» JOB: Could the lines from the start of the data through the line with "minimum width=8.8cm, minimum" be set down exactly, with no pictures among them?

» RAW DATA:
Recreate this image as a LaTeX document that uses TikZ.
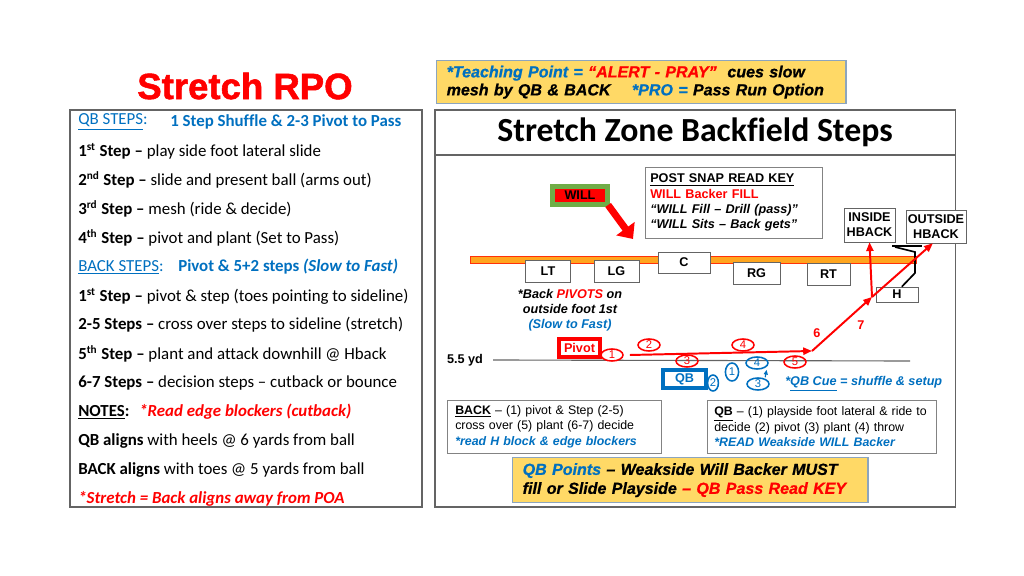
\documentclass[tikz,border=0pt]{standalone}
\usepackage{fontspec}
\setmainfont{Liberation Sans}
\newfontfamily\carlito[Ligatures=NoCommon]{Carlito}
\newfontfamily\heavyfont[BoldFeatures={FakeBold=1.5},BoldItalicFeatures={FakeBold=0.8}]{Liberation Sans}
\usetikzlibrary{arrows.meta,shapes.geometric}

\definecolor{rpored}{RGB}{255,0,0}
\definecolor{rpoblue}{RGB}{0,112,192}
\definecolor{rpogold}{RGB}{255,217,102}
\definecolor{rpoedge}{RGB}{140,165,190}
\definecolor{rpogreen}{RGB}{112,173,71}
\definecolor{rpoline}{RGB}{255,165,30}
\definecolor{rpogray}{RGB}{100,100,100}

\begin{document}
\begin{tikzpicture}[
x=0.025cm, y=-0.025cm,
panel/.style={rectangle, draw=rpogray, thick, inner sep=0},
lefttxt/.style={anchor=west, inner sep=0, font=\carlito\fontsize{12}{14}\selectfont},
infobox/.style={rectangle, draw=rpogray!80, fill=white, align=left, anchor=north west, inner xsep=0.2cm, font=\fontsize{8.8}{11}\selectfont},
goldbox/.style={rectangle, draw=rpoedge, line width=1pt, fill=rpogold, align=left, anchor=north west, inner xsep=0.25cm, font=\heavyfont\bfseries\itshape\fontsize{11.4}{12.8}\selectfont},
lineman/.style={rectangle, draw=rpogray, fill=white, inner sep=0, minimum height=0.55cm, font=\bfseries\fontsize{9}{11}\selectfont},
hbackbox/.style={rectangle, draw=rpogray, fill=white, inner sep=0, align=center, font=\bfseries\fontsize{9}{10.5}\selectfont},
redoval/.style={ellipse, draw=rpored, line width=1.1pt, text=rpored, inner sep=0, minimum width=0.55cm, minimum height=0.3cm, font=\fontsize{8}{8}\selectfont},
blueoval/.style={ellipse, draw=rpoblue, line width=1.1pt, text=rpoblue, inner sep=0, minimum width=0.55cm, minimum height=0.3cm, font=\fontsize{8}{8}\selectfont},
redpath/.style={draw=rpored, line width=1.4pt, -{Triangle[length=0.22cm,width=0.18cm]}},
fieldtxt/.style={inner sep=0, font=\bfseries\fontsize{9}{11}\selectfont},
]
\useasboundingbox (0,0) rectangle (1024,576);
\fill[white] (0,0) rectangle (1024,576);

%Title and left panel
\node[text=rpored, font=\heavyfont\bfseries\fontsize{26}{30}\selectfont] (rpotitle) at (245,86) {Stretch RPO};
\node[panel, minimum width=8.8cm, minimum height=9.925cm] (leftpanel) at (246,308.5) {};

\node[lefttxt, text=rpoblue] (qbhead) at (78,122) {\underline{QB STEPS}:};
\node[lefttxt, text=rpoblue] (qbshuffle) at (170,122) {\bfseries 1 Step Shuffle \& 2-3 Pivot to Pass};
\node[lefttxt] (qbone) at (78,151) {\textbf{1\textsuperscript{st} Step –} play side foot lateral slide};
\node[lefttxt] (qbtwo) at (78,180) {\textbf{2\textsuperscript{nd} Step –} slide and present ball (arms out)};
\node[lefttxt] (qbthree) at (78,209) {\textbf{3\textsuperscript{rd} Step –} mesh (ride \& decide)};
\node[lefttxt] (qbfour) at (78,238) {\textbf{4\textsuperscript{th} Step –} pivot and plant (Set to Pass)};
\node[lefttxt, text=rpoblue] (backhead) at (78,267) {\underline{BACK STEPS}:};
\node[lefttxt, text=rpoblue] (backpivot) at (178,267) {\bfseries Pivot \& 5+2 steps \textit{(Slow to Fast)}};
\node[lefttxt] (backone) at (78,296) {\textbf{1\textsuperscript{st} Step –} pivot \& step (toes pointing to sideline)};
\node[lefttxt] (backtwo) at (78,325) {\textbf{2-5 Steps –} cross over steps to sideline (stretch)};
\node[lefttxt] (backfive) at (78,354) {\textbf{5\textsuperscript{th} Step –} plant and attack downhill @ Hback};
\node[lefttxt] (backsix) at (78,383) {\textbf{6-7 Steps –} decision steps – cutback or bounce};
\node[lefttxt] (noteshead) at (78,412) {\textbf{\underline{NOTES}:}};
\node[lefttxt, text=rpored] (notesedge) at (139,412) {\bfseries\itshape *Read edge blockers (cutback)};
\node[lefttxt] (qbalign) at (78,441) {\textbf{QB aligns} with heels @ 6 yards from ball};
\node[lefttxt] (backalign) at (78,470) {\textbf{BACK aligns} with toes @ 5 yards from ball};
\node[lefttxt, text=rpored] (stretchnote) at (78,499) {\bfseries\itshape *Stretch = Back aligns away from POA};

%Right panel
\node[goldbox, minimum width=10.225cm, minimum height=1.075cm, text width=9.725cm] (teaching) at (436,60)
  {{\color{rpoblue}*Teaching Point = }{\color{rpored}“ALERT - PRAY”}\ \ cues slow\\
   mesh by QB \& BACK\quad\ {\color{rpoblue}*PRO = }Pass Run Option};
\node[panel, minimum width=13cm, minimum height=1.125cm, font=\carlito\bfseries\fontsize{24}{28}\selectfont] (steptitle) at (695,132.5) {Stretch Zone Backfield Steps};
\node[panel, minimum width=13cm, minimum height=8.8cm] (rightpanel) at (695,331) {};

\node[infobox, minimum width=4.425cm, minimum height=1.775cm, inner xsep=0.125cm, text width=4.175cm, font=\fontsize{9}{10.9}\selectfont] (readkey) at (645,167)
  {\textbf{\underline{POST SNAP READ KEY}}\\
   \textcolor{rpored}{\textbf{WILL Backer FILL}}\\
   \textbf{\textit{“WILL Fill – Drill (pass)”}}\\
   \textbf{\textit{“WILL Sits – Back gets”}}};
\node[rectangle, fill=rpored, draw=rpogreen, line width=0.125cm, minimum width=1.38cm, minimum height=0.45cm, inner sep=0, font=\bfseries\fontsize{9}{11}\selectfont] (will) at (580,195.5) {WILL};
\coordinate (willtip) at (633,239);
\draw[rpored, line width=5pt, -{Triangle[length=0.32cm,width=0.55cm]}] ([xshift=-0.05cm,yshift=0.05cm]will.south east) -- (willtip);

%Line of scrimmage
\draw[line width=6pt, rpored!70!rpoline] (470,260) -- (917,260);
\draw[line width=3.8pt, rpoline] (471,260) -- (916,260);

%Linemen
\node[lineman, minimum width=1.125cm] (lt) at (548,271) {LT};
\node[lineman, minimum width=1.125cm] (lg) at (616.5,271.5) {LG};
\node[lineman, minimum width=1.3cm, minimum height=0.525cm] (c) at (684,262.5) {C};
\node[lineman, minimum width=1.175cm] (rg) at (756.5,273.5) {RG};
\node[lineman, minimum width=1.075cm] (rt) at (828.5,274) {RT};
\node[hbackbox, minimum width=1.275cm, minimum height=0.85cm] (inside) at (869.5,225) {INSIDE\\HBACK};
\node[hbackbox, minimum width=1.5cm, minimum height=0.825cm] (outside) at (936,226.5) {OUTSIDE\\HBACK};
\node[lineman, minimum width=1.05cm, minimum height=0.375cm] (hback) at (897,294.5) {H};

%H block
\draw[line width=1.6pt] (892,246) -- (922,246);
\draw[line width=1.2pt] (895,247) -- (915,252) -- (915,273) -- ([xshift=0.12cm]hback.north);

%Backfield
\node[fieldtxt, align=center, font=\bfseries\itshape\fontsize{9}{10.7}\selectfont] (pivotnote) at (570,310)
  {*Back \textcolor{rpored}{PIVOTS} on\\outside foot 1st\\\textcolor{rpoblue}{(Slow to Fast)}};
\node[fieldtxt] (yd) at (465,360) {5.5 yd};
\draw[rpogray, thick] ([xshift=0.25cm]yd.east) -- (910,361);

\node[rectangle, draw=rpored, line width=0.1cm, fill=white, minimum width=1.025cm, minimum height=0.45cm, inner sep=0, text=rpored, font=\bfseries\fontsize{9}{11}\selectfont] (pivot) at (579.5,348) {Pivot};
\node[rectangle, draw=rpoblue, line width=0.1cm, fill=white, minimum width=1.075cm, minimum height=0.45cm, inner sep=0, text=rpoblue, font=\bfseries\fontsize{9}{11}\selectfont] (qb) at (684.5,379) {QB};

\node[redoval, fill=white] (rone) at (612,355) {1};
\node[redoval] (rtwo) at (649,345) {2};
\node[redoval] (rthree) at (687,361) {3};
\node[redoval] (rfour) at (743,345) {4};
\node[redoval] (rfive) at (795,362) {5};
\node[blueoval, minimum width=0.33cm, minimum height=0.45cm] (bone) at (732,372) {1};
\node[blueoval, minimum width=0.27cm, minimum height=0.4cm] (btwo) at (713,383) {2};
\node[blueoval] (bthree) at (758,384) {3};
\node[blueoval] (bfour) at (757,363) {4};
\draw[rpoblue, thick, -{Triangle[length=0.12cm,width=0.1cm]}] ([xshift=0.18cm]bthree.north) -- ([xshift=0.24cm]bfour.south);

\coordinate (plant) at (812,351);
\coordinate (cut) at (872,297);
\draw[redpath] (rone.east) ++(0.15cm,0) -- (plant);
\draw[redpath] (plant) -- (cut);
\draw[redpath] (cut) -- (inside.south);
\draw[redpath] (cut) -- ([xshift=-0.08cm]outside.south);
\node[fieldtxt, text=rpored] (six) at (817,333) {6};
\node[fieldtxt, text=rpored] (seven) at (861,325) {7};

\node[fieldtxt, anchor=west, text=rpoblue, font=\bfseries\itshape\fontsize{9}{11}\selectfont] (qbcue) at (785,384) {*\underline{QB Cue} = shuffle \& setup};

%Bottom boxes
\node[infobox, minimum width=5.35cm, minimum height=1.325cm, text width=4.95cm] (backbox) at (447,400)
  {\textbf{\underline{BACK}} – (1) pivot \& Step (2-5)\\
   cross over (5) plant (6-7) decide\\
   \textcolor{rpoblue}{\textbf{\textit{*read H block \& edge blockers}}}};
\node[infobox, minimum width=5.725cm, minimum height=1.325cm, inner xsep=0.175cm, text width=5.375cm] (qbbox) at (707,400)
  {\textbf{\underline{QB}} – (1) playside foot lateral \& ride to\\
   decide (2) pivot (3) plant (4) throw\\
   \textcolor{rpoblue}{\textbf{\textit{*READ Weakside WILL Backer}}}};
\node[goldbox, minimum width=8.875cm, minimum height=1.125cm, text width=8.375cm, font=\heavyfont\bfseries\itshape\fontsize{11.4}{13.5}\selectfont] (qbpoints) at (512,457)
  {{\color{rpoblue}QB Points} – Weakside Will Backer MUST\\
   fill or Slide Playside {\color{rpored}– QB Pass Read KEY}};
\end{tikzpicture}
\end{document}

» RESULT OF THE TASK:
Recreate this image as a LaTeX document that uses TikZ.
\documentclass[tikz,border=0pt]{standalone}
\usepackage{fontspec}
\setmainfont{Liberation Sans}
\newfontfamily\carlito[Ligatures=NoCommon]{Carlito}
\newfontfamily\heavyfont[BoldFeatures={FakeBold=1.5},BoldItalicFeatures={FakeBold=0.8}]{Liberation Sans}
\usetikzlibrary{arrows.meta,shapes.geometric}

\definecolor{rpored}{RGB}{255,0,0}
\definecolor{rpoblue}{RGB}{0,112,192}
\definecolor{rpogold}{RGB}{255,217,102}
\definecolor{rpoedge}{RGB}{140,165,190}
\definecolor{rpogreen}{RGB}{112,173,71}
\definecolor{rpoline}{RGB}{255,165,30}
\definecolor{rpogray}{RGB}{100,100,100}

\begin{document}
\begin{tikzpicture}[
x=0.025cm, y=-0.025cm,
panel/.style={rectangle, draw=rpogray, thick, inner sep=0},
lefttxt/.style={anchor=west, inner sep=0, font=\carlito\fontsize{12}{14}\selectfont},
infobox/.style={rectangle, draw=rpogray!80, fill=white, align=left, anchor=north west, inner xsep=0.2cm, font=\fontsize{8.8}{11}\selectfont},
goldbox/.style={rectangle, draw=rpoedge, line width=1pt, fill=rpogold, align=left, anchor=north west, inner xsep=0.25cm, font=\heavyfont\bfseries\itshape\fontsize{11.4}{12.8}\selectfont},
lineman/.style={rectangle, draw=rpogray, fill=white, inner sep=0, minimum height=0.55cm, font=\bfseries\fontsize{9}{11}\selectfont},
hbackbox/.style={rectangle, draw=rpogray, fill=white, inner sep=0, align=center, font=\bfseries\fontsize{9}{10.5}\selectfont},
redoval/.style={ellipse, draw=rpored, line width=1.1pt, text=rpored, inner sep=0, minimum width=0.55cm, minimum height=0.3cm, font=\fontsize{8}{8}\selectfont},
blueoval/.style={ellipse, draw=rpoblue, line width=1.1pt, text=rpoblue, inner sep=0, minimum width=0.55cm, minimum height=0.3cm, font=\fontsize{8}{8}\selectfont},
redpath/.style={draw=rpored, line width=1.4pt, -{Triangle[length=0.22cm,width=0.18cm]}},
fieldtxt/.style={inner sep=0, font=\bfseries\fontsize{9}{11}\selectfont},
]
\useasboundingbox (0,0) rectangle (1024,576);
\fill[white] (0,0) rectangle (1024,576);

%Title and left panel
\node[text=rpored, font=\heavyfont\bfseries\fontsize{26}{30}\selectfont] (rpotitle) at (245,86) {Stretch RPO};
\node[panel, minimum width=8.8cm, minimum height=9.925cm] (leftpanel) at (246,308.5) {};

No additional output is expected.